If ‘The Happiness Project’ feels a bit like a school production, that’s because it kind of is one. It’s the result of a two-year study by a group of six academics in response to reports by Unicef and The Children’s Society on the well-being of young people in the developed world, and was co-devised by a group of 12-19 year-olds. And as bad as it feels hating on bright, well-meaning, undoubtedly talented kids... boy, does it show.
Staged without narrative, the play’s awkward format sees kids taking turns to vent frustrations and wrestle emotions, with professors and lecturers popping up for the odd bit of back-and-forth.

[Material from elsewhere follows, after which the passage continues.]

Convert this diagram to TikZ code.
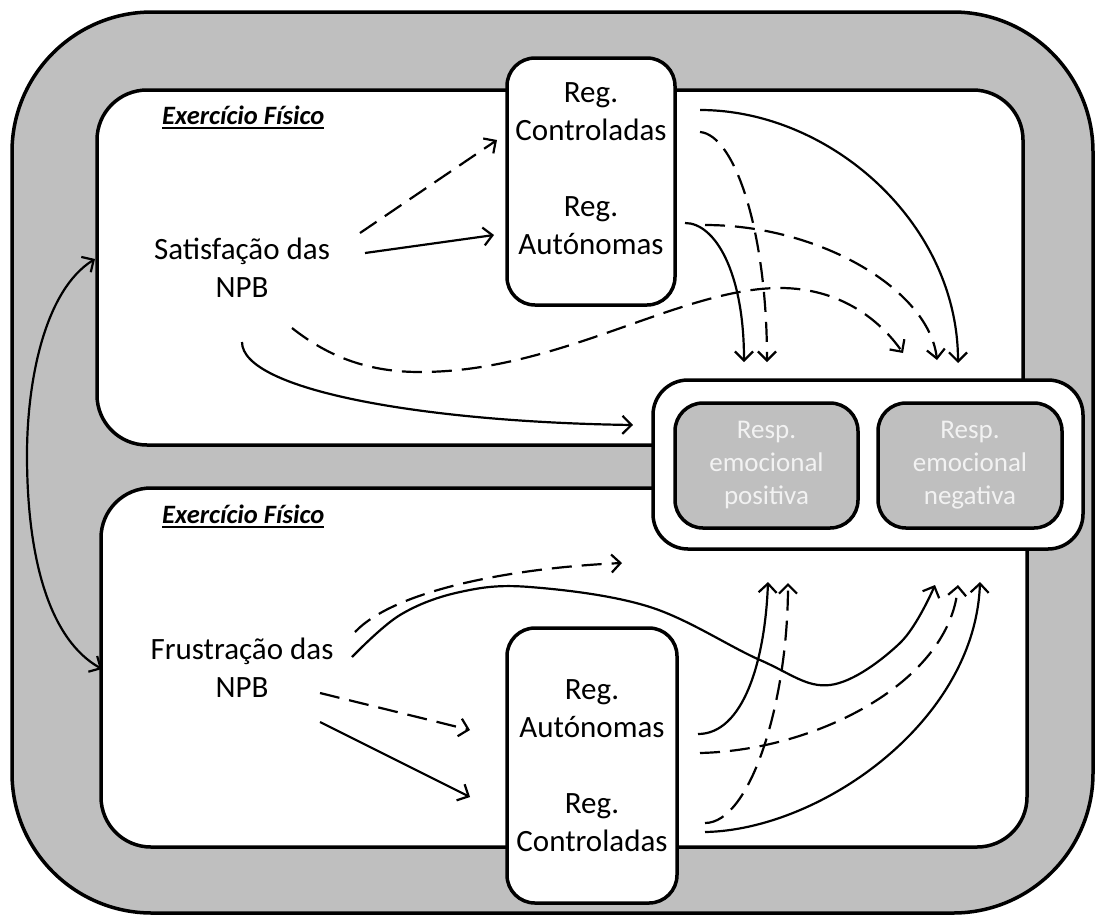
\documentclass[tikz,border=0pt]{standalone}
\usepackage{fontspec}
\setmainfont{Carlito}
\usetikzlibrary{arrows.meta}
\definecolor{panelgray}{HTML}{BFBFBF}
\definecolor{resptext}{HTML}{F2F2F2}
\begin{document}
\begin{tikzpicture}[x=1pt,y=-1pt,
  frame/.style={draw=black, line width=3.5pt},
  boxnode/.style={frame, fill=white, inner sep=0pt, outer sep=0pt},
  respbox/.style={frame, fill=panelgray, inner sep=0pt, outer sep=0pt, rounded corners=28pt,
     minimum height=125pt, text=resptext, align=center, font=\fontsize{27}{33}\selectfont},
  conn/.style={line width=2.2pt, -{Straight Barb[length=9pt,width=18pt]}},
  dconn/.style={conn, dash pattern=on 20pt off 10pt},
  bidir/.style={line width=2.2pt, {Straight Barb[length=9pt,width=18pt]}-{Straight Barb[length=9pt,width=18pt]}},
  bigtext/.style={font=\fontsize{31}{38}\selectfont, align=center, inner sep=0pt},
  titletext/.style={font=\fontsize{26.5}{30}\selectfont\bfseries\itshape, inner sep=0pt, anchor=west},
  uline/.style={line width=2pt}
]
\useasboundingbox (0,0) rectangle (1095,914);
% outer frame
\draw[frame, fill=panelgray, rounded corners=140pt] (12,12) rectangle (1093,913);
% panels
\node[boxnode, rounded corners=50pt, minimum width=926pt, minimum height=355pt] (ptop) at (560,267.5) {};
\node[boxnode, rounded corners=50pt, minimum width=926pt, minimum height=359pt] (pbot) at (564,667.5) {};
\node[titletext] (t1) at (162,115) {Exercício\ Físico};
\node[titletext] (t2) at (162,514) {Exercício\ Físico};
\draw[uline] ([yshift=-4pt]t1.base west) -- ([yshift=-4pt]t1.base east);
\draw[uline] ([yshift=-4pt]t2.base west) -- ([yshift=-4pt]t2.base east);
% regulation boxes
\node[boxnode, rounded corners=28pt, minimum width=168pt, minimum height=247pt] (rtop) at (591,181.5) {};
\node[boxnode, rounded corners=28pt, minimum width=170pt, minimum height=275pt] (rbot) at (592,765.5) {};
\node[bigtext] (rc1) at (591,112) {Reg.\\Controladas};
\node[bigtext] (ra1) at (591,226) {Reg.\\Autónomas};
\node[bigtext] (ra2) at (592,709) {Reg.\\Autónomas};
\node[bigtext] (rc2) at (592,823) {Reg.\\Controladas};
% NPB texts
\node[bigtext] (sat) at (242,268) {Satisfação das\\NPB};
\node[bigtext] (fru) at (242,668) {Frustração das\\NPB};
% emotional response box
\node[boxnode, rounded corners=35pt, minimum width=430pt, minimum height=169pt] (resp) at (868,464.5) {};
\node[respbox, minimum width=183pt] (pos) at (766.5,465.5) {Resp.\\emocional\\positiva};
\node[respbox, minimum width=184pt] (neg) at (970,465.5) {Resp.\\emocional\\negativa};
% connector end points
\coordinate (a1s) at (360,233); \coordinate (a1e) at (497,140);
\coordinate (a2s) at (365,253); \coordinate (a2e) at (494,235);
\coordinate (a3s) at (700,110); \coordinate (a3e) at (958,363);
\coordinate (a4s) at (700,132); \coordinate (a4e) at (767,362);
\coordinate (a5s) at (705,225); \coordinate (a5e) at (937,360);
\coordinate (a6s) at (685,223); \coordinate (a6e) at (744,362);
\coordinate (a7s) at (292,328); \coordinate (a7e) at (903,353);
\coordinate (a8s) at (242,342); \coordinate (a8e) at (633,425);
\coordinate (b1) at (95,259); \coordinate (b2) at (102,669);
\coordinate (a9s) at (355,632); \coordinate (a9e) at (622,563);
\coordinate (a10s) at (352,657); \coordinate (a10e) at (935,585);
\coordinate (a11s) at (320,693); \coordinate (a11e) at (470,730);
\coordinate (a12s) at (320,722); \coordinate (a12e) at (470,797);
\coordinate (a13s) at (698,734); \coordinate (a13e) at (768,582);
\coordinate (a14s) at (700,753); \coordinate (a14e) at (958,585);
\coordinate (a15s) at (705,823); \coordinate (a15e) at (788,583);
\coordinate (a16s) at (705,832); \coordinate (a16e) at (980,582);
% top panel connectors
\draw[dconn] (a1s) -- (a1e);
\draw[conn] (a2s) -- (a2e);
\draw[conn] (a3s) .. controls +(130,0) and +(0,-140) .. (a3e);
\draw[dconn] (a4s) .. controls +(35,3) and +(0,-130) .. (a4e);
\draw[dconn] (a5s) .. controls +(115,0) and +(-8,-70) .. (a5e);
\draw[conn] (a6s) .. controls +(30,0) and +(0,-90) .. (a6e);
\draw[dconn] (a7s) .. controls (330,358) and (370,372) .. (420,372)
   .. controls (560,372) and (680,288) .. (780,288)
   .. controls (840,288) and (880,320) .. (a7e);
\draw[conn] (a8s) .. controls +(0,48) and +(-210,-3) .. (a8e);
% link between panels
\draw[bidir] (b1) .. controls (45,290) and (27,380) .. (27,455)
   .. controls (27,560) and (50,640) .. (b2);
% bottom panel connectors
\draw[dconn] (a9s) .. controls +(40,-42) and +(-110,5) .. (a9e);
\draw[conn] plot[smooth, tension=0.6] coordinates {(a10s) (400,615) (460,592) (530,587) (650,607) (760,660) (830,685) (900,643) (a10e)};
\draw[dconn] (a11s) -- (a11e);
\draw[conn] (a12s) -- (a12e);
\draw[conn] (a13s) .. controls +(45,0) and +(-3,80) .. (a13e);
\draw[dconn] (a14s) .. controls +(120,-3) and +(-8,95) .. (a14e);
\draw[dconn] (a15s) .. controls +(45,0) and +(0,120) .. (a15e);
\draw[conn] (a16s) .. controls +(115,-2) and +(-5,140) .. (a16e);
\end{tikzpicture}
\end{document}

There are flashes of pseudo-science – an explanation of the brain’s reaction to eating a bacon sandwich makes for an engaging skit – but too much time is spent idly, inconsequentially riffing on the meaning behind an abstract noun.
There are missed opportunities, too. Aside from during a short burst of teenage angst by the eldest of the kids, supported by supported by a video projection of politicians looking mean, the context of growing up in twenty-first-century Britain never really comes to the fore. The show touches on the humour inherent to adults’ and adolescents’ contrasting perspectives on happiness, but it’s an idea that’s discarded far too quickly. Instead, the trite and simplistic conclusion – that, funnily enough, happiness is found in different places by different people – is arrived at early on and then wrung completely dry.
Perhaps I’m just being an utterly heartless bastard, but at the show’s climax, when all the kids start covering a massive blackboard with things that make them happy – like ’sunshine’ and ‘going on holiday’ – I wanted to run out of the room screaming. However, to reiterate the basic message behind ‘The Happiness Project’, each to their own.